Directed by Byron Howard and Jared Bush, with original songs written by Lin-Manuel Miranda of Hamilton, the voice actors are mostly Latinx actors such as Stephanie Beatriz, John Leguizamo, María Cecilia Botero, Diane Guerrero, Angie Cepeda and Wilmer Valderrama.
The magical reality
Everything made by Disney seems to have a trace of fairy dust in it, but with Encanto, the studio goes full throttle with Columbian magical realism.
Magical realism as a literary genre is a huge movement in Latin America, reaching its peak in the 1940s and 1950s with prominent writers from Argentina, Chile, Brazil and Columbia. However, one of the biggest literary figures whose works are often considered synonymous with the genre is Nobel prize winner and Colombian writer Gabriel Garcia Marquez. His 1967 magnum opus One Hundred Years of Solitude is often dubbed as the genre’s most canonical incarnation and considered as the cornerstone of Latin America’s magical realism tradition.
Disney’s Encanto gives almost too many nods to Marquez’ One Hundred Years of Solitude. Marquez’ novel follows the Buendía family from the time they built the first houses in the new town of Macondo through the long life of the family’s matriarch, Úrsula. Meanwhile, Encanto follows the newlywed Alma and Pedro Madrigal pioneering the new town of Encanto within a solitary part of the Columbian tropical jungle until Alma reaches an old age and becomes the clan’s matriarch. Yellow butterflies, a sign of passionate romance in Marquez’ novel, also appear in the film to signify the budding love of young Alma and Pedro Madrigal.
In the world of magical realism, the characters tend to accept extraordinary magical occurrences as mundane parts of daily life. In Marquez’s Solitude, the people in Macondo simply shrug their shoulders at occurrences such as wandering spirits, an insomnia epidemic and an unwashable Ash Wednesday cross. In contrast, they celebrate scientific discoveries such as a block of ice and railroad tracks as extraordinary sights.
In Encanto, the Madrigal family lives in a magic house they call Casita, a smart home the Disney way. Not only does the house’s clapped tiles and flapping window shutters help keep things clean and in order, Casita is also the center of the Madrigals’ magical power. When each member of the family has come of age, Casita will add a new special door leading to a new elaborate chamber especially designed for that person’s magic.

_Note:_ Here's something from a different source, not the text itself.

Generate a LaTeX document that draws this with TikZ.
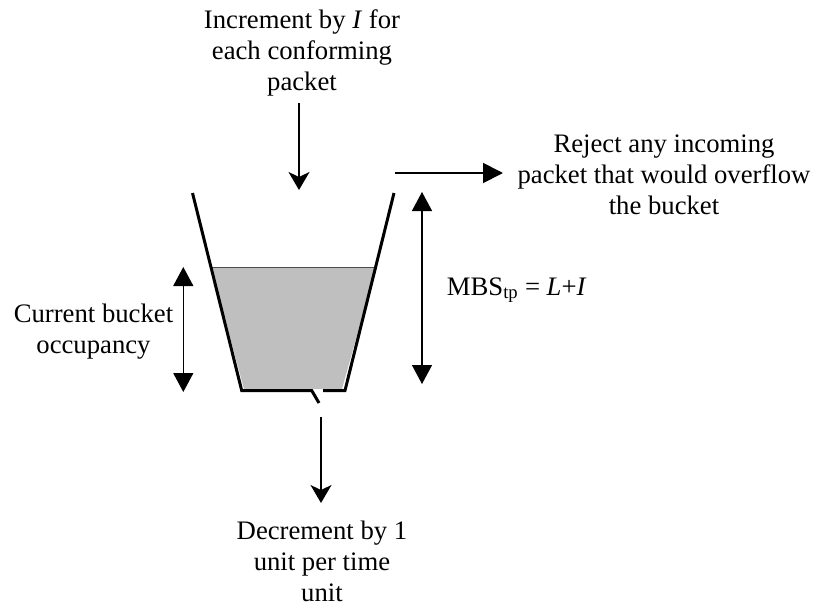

The magic running through the Madrigal family bloodline is practical for the villagers such that they become dependent on the Madrigals, and it is just normal that they keep it that way. Therefore, when there is one Madrigal that cannot perform magic, it is counted as absurdity.
The relatable, magical sisters
The decision to choose Mirabel, the non-magical one, to be the main protagonist of the story shows that Disney continues with the trend of giving more spotlight to empowered young girls. Determined female protagonists such as Juddy Hopps in Zootopia (2016) and Moana in Moana (2016), even the mild deconstruction of Rapunzel in Tangled (2010) detaching her from a trope of princess-trapped-in-a-tower to a more curious, adventurous girl, put and end to the damsel-in-distress stereotype of Disney’s classic princesses: beautiful princesses caught in misery waiting to be rescued by a gallant Prince Charming.
Mirabel is not of “exceptional beauty”, like Snow White, Ariel or Aurora. Mirabel doesn’t dream of a marriage and doesn’t seem to care about the idea of a romantic relationship. Instead, Mirabel is a clumsy girl-next-door whose biggest dream is to make her family proud -- a character to whom many can relate.
Mirabel’s sisters are also designed to be more down to earth than any other Disney characters. Isabel, who can conjure beautiful flowers from thin air, is considered the town’s great beauty but behind closed doors she wishes that she could express herself more with thorny, wild bushes and cacti instead of the monotony of pink and purple shades of roses.
Luisa, the family’s muscle, is always at the ready whenever villagers need her to do heavy-duty chores. However, it turns out that she is burnt-out by her own people-pleasing attitude and worried whether her existence is only to serve others.
With small children as its primary target audience, the sisters’ mental and physical complexity introduce the diversity of human bodies and characters to the young spectators. It is indeed a breath of fresh air when the screen is no longer dominated by whitewashed, twiggy females whose life is only complete when encountering a male romantic interest. Encanto charms the audience with the notion that what is relatable and familiar also can be curiously magical.